Assembly of the connector is effectuated by first mounting the lower inserts 68 into the lower housing cavities 64 until they are fully latched into position by cooperation of the resilient latches 78 with the latch protrusions 76. The mid-shield 92 is then assembled to the housing 6 by inserting the first plate portions 94 into the slots 56 between the mid-walls 52, 54 until the second plate portions 96 of the mid-shield abut the rear face 62 of the main housing 6. The upper inserts 70 can then be inserted into the corresponding cavities by cooperation of the first over-moulded portions 88 in the slots 87 until the latching means 92, 76 engage. The external front shield member 18 can then be positioned over the front face 58 and the rear shield member 19 inserted over the rear face 60 until the latching cavities 23 thereof engage with the latching projections 26 of a front shield member 18 for securely locking the shield members together. The contact assemblies 68 and 70 are thereby well shielded from the exterior and also shielded from cross-talk interference between adjacent rows 3 and 5.

Besides doubling the number of ports without increasing the length, disposing the plug receiving portions 11, 12 in mirror image symmetry procures several other advantages. The first advantage, is that the back-to-back relationship provides good accessibility for releasing the resilient latch of the complementary modular plugs which engage with the modular jack latching sections 24 proximate the external lower and upper sides 16, 27. Furthermore, the upper insert 70 can be made smaller, and therefore using less material, as the over-moulded portions 88, 90 are positioned as close as possible (and therefore also the terminals) to the lower insert assembly 68. This would not be the case if the upper row 5 was disposed in the same manner as the lower row 3, whereby the first over-moulded insert 88 would be adjacent the housing top wall 48, and therefore have greater dimensions.
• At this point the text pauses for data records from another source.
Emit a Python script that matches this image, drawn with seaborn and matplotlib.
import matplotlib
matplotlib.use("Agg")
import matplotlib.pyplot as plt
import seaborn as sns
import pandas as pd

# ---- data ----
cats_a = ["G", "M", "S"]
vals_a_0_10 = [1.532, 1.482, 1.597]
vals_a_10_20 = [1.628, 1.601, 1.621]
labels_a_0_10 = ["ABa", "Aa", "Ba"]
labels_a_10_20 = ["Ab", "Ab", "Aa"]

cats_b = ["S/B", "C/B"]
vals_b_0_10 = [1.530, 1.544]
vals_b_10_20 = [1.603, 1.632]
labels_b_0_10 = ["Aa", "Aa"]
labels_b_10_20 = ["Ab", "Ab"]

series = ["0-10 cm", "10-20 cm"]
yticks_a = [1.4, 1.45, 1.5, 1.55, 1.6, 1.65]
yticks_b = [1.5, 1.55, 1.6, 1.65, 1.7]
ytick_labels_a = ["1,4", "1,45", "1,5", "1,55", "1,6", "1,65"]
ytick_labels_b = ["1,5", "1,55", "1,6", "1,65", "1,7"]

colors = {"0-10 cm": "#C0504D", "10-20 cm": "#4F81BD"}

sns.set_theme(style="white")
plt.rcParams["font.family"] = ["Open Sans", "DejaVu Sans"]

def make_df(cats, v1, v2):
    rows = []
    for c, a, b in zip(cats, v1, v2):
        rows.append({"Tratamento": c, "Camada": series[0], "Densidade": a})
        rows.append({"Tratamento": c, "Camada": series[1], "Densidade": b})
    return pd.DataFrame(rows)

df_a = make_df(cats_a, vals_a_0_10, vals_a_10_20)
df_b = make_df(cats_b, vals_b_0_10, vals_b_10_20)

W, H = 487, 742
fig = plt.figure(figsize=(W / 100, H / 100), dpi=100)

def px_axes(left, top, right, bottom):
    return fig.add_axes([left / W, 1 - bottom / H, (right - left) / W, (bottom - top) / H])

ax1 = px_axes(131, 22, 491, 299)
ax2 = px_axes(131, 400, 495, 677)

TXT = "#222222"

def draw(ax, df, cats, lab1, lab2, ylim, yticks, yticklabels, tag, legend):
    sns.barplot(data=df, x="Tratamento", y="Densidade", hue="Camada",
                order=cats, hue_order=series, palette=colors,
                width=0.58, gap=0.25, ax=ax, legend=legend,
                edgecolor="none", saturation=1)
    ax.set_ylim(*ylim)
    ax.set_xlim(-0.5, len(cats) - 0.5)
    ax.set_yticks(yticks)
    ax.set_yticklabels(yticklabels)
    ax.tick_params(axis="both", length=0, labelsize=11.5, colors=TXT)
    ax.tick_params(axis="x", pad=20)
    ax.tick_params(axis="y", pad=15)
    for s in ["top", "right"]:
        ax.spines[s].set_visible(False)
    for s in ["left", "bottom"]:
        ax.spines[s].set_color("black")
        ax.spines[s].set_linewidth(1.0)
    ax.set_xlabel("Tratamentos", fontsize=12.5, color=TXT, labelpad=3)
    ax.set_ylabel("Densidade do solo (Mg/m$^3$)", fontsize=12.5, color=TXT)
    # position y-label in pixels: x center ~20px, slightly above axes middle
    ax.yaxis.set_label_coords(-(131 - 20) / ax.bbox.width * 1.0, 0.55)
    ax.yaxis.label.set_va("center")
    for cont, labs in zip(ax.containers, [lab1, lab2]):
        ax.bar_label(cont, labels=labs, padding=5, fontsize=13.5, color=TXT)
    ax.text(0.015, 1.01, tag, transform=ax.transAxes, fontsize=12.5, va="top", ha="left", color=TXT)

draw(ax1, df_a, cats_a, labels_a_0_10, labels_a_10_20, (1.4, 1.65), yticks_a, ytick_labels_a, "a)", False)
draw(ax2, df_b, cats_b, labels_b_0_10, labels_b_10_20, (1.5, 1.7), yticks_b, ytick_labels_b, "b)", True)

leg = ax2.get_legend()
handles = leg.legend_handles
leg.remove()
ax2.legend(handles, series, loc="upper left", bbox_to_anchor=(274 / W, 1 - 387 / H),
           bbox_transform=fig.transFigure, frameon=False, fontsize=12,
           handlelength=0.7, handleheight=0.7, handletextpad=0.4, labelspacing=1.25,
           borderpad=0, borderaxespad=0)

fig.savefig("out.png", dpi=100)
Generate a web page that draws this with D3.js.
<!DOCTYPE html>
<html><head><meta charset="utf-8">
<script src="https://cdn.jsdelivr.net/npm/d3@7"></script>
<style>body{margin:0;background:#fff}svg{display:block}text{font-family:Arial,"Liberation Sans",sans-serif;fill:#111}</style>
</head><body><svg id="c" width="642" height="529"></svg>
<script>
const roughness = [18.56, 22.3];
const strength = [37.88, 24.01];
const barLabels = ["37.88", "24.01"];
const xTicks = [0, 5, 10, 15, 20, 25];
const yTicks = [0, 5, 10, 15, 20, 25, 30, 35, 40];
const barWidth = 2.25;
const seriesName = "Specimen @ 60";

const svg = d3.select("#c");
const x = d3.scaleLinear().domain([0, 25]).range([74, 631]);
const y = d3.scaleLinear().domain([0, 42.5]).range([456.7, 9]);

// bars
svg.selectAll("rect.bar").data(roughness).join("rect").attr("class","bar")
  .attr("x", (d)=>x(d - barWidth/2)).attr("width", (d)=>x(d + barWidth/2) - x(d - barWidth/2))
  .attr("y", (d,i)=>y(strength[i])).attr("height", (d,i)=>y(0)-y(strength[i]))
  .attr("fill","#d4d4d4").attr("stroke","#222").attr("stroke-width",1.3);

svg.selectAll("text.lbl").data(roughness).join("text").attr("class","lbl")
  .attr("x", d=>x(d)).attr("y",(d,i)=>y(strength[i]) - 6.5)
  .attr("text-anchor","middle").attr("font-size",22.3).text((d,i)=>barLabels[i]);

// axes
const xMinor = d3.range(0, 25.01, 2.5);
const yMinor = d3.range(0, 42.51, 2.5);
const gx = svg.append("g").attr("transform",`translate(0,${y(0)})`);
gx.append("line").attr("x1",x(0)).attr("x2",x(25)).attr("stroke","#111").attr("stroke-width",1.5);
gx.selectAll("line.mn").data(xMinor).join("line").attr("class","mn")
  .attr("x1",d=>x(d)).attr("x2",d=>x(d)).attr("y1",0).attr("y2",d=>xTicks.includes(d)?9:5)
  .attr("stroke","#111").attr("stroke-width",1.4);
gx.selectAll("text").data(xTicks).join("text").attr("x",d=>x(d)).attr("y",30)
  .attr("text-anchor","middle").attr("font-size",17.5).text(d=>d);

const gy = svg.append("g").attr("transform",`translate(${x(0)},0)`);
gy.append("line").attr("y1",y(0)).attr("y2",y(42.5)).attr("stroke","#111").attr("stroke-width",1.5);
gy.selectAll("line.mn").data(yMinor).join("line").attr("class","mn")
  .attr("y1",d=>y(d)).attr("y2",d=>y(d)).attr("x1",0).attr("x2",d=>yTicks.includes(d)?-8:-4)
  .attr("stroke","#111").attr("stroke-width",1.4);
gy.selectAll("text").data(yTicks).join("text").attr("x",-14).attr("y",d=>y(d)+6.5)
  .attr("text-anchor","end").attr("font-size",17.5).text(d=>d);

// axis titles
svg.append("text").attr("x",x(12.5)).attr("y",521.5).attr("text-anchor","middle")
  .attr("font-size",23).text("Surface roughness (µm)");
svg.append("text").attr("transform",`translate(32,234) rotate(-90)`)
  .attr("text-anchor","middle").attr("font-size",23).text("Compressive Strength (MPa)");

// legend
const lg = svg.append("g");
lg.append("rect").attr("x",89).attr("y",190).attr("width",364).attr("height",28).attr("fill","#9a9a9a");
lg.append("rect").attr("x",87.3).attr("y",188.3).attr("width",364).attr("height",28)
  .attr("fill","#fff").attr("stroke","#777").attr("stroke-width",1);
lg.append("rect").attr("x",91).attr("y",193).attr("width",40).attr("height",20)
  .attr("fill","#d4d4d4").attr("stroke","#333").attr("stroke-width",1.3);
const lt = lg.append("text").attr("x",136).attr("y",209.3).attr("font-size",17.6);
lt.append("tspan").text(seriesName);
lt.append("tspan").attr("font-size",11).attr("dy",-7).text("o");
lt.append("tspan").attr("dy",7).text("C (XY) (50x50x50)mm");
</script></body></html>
Advantageously therefore, the concept as described above is compact, simple to assemble, well shielded not only from external influences but also from internal cross-talk between adjacent rows of modular jacks, and in particular provides a large number of ports for mounting to a printed circuit board in a compact disposition whilst nevertheless providing good access to the plugging and unplugging of complementary modular plugs therewith.

Claims

1. An electrical connector assembly for mounting on a printed circuit board (PCB), comprising a plurality of receptacle connectors, and a common main housing, each receptacle connector having an insert comprising a plurality of juxtaposed terminals mounted in an insulative portion thereof, the terminals each comprising a plug contact portion and printed circuit board contact portion extending at approximately 90° therefrom, the receptacle connectors securely mountable in the common main housing, the assembly characterized in that the receptacle connectors each have printed circuit board mounting sections, and plug receiving sections for mating with substantially identical complementary plug connectors, the receptacle connectors arranged in an upper row and a lower row such that the plug receiving sections of the upper and lower rows are in a substantially mirror-image disposition relative to a line between the upper and lower rows, whereby the rows are substantially parallel to the PCB when the connector assembly is assembled thereto.

2. The connector assembly of claim 1 characterized in that an electrically conductive mid-shield is positioned between the rows for suppressing cross-talk therebetween.

3. The connector assembly of claim 1 characterized in that the plug receiving sections are arranged such that latching means of the plug connectors for secure fixing thereof to the receptacle connectors are easily accessible from opposed lower and upper sides of the connector assembly, the lower side being adjacent the PCB.

4. The connector of claim 1 characterized in that the inserts of the upper row are mounted over the inserts of the lower row such that their respective plug receiving portions are disposed substantially in a back-to-back relationship and their respective PCB contact portions are disposed substantially in parallel.

5. The connector assembly of claim 3 characterized in that the mid-shield is L-shaped such that shielding is provided between upper and lower rows between plug receiving portions and also PCB mounting portions.

6. The connector assembly of claim 5 characterized in that the mid-shield has tabs projecting from sidewalls thereof below a lower side of the connector assembly towards the PCB for electrically contacting ground circuit traces thereon, the sidewalls flanking either end of the rows of modular jacks.

7. The connector assembly of claim 1 characterized in that exterior shielding is provided around the exterior of the connector assembly, a front shield member mountable over a front side of the connector assembly and having holes therein aligned with the plug receiving portions of the receptacle connectors for receiving the mating plug connectors therethrough.

8. The connector assembly of claim 7 characterized in that the exterior shielding comprises a rear shield member securable to the front shield member, the rear shield member mountable over a rear side of the connector assembly opposed to the front side.

9. The connector assembly of claim 8 characterized in that the front and rear shield members have overlapping portions comprising complementary latching means thereon.

10. The connector assembly of any preceding claims characterized in that the exterior shielding has tabs extending from sidewalls of the shield members below the lower end of the connector assembly for electrically contacting ground circuit traces on the PCB, the sidewalls flanking either end of the rows of modular jacks.

11. The connector of any one of the claims 1-9 characterized in that the common main housing is integral.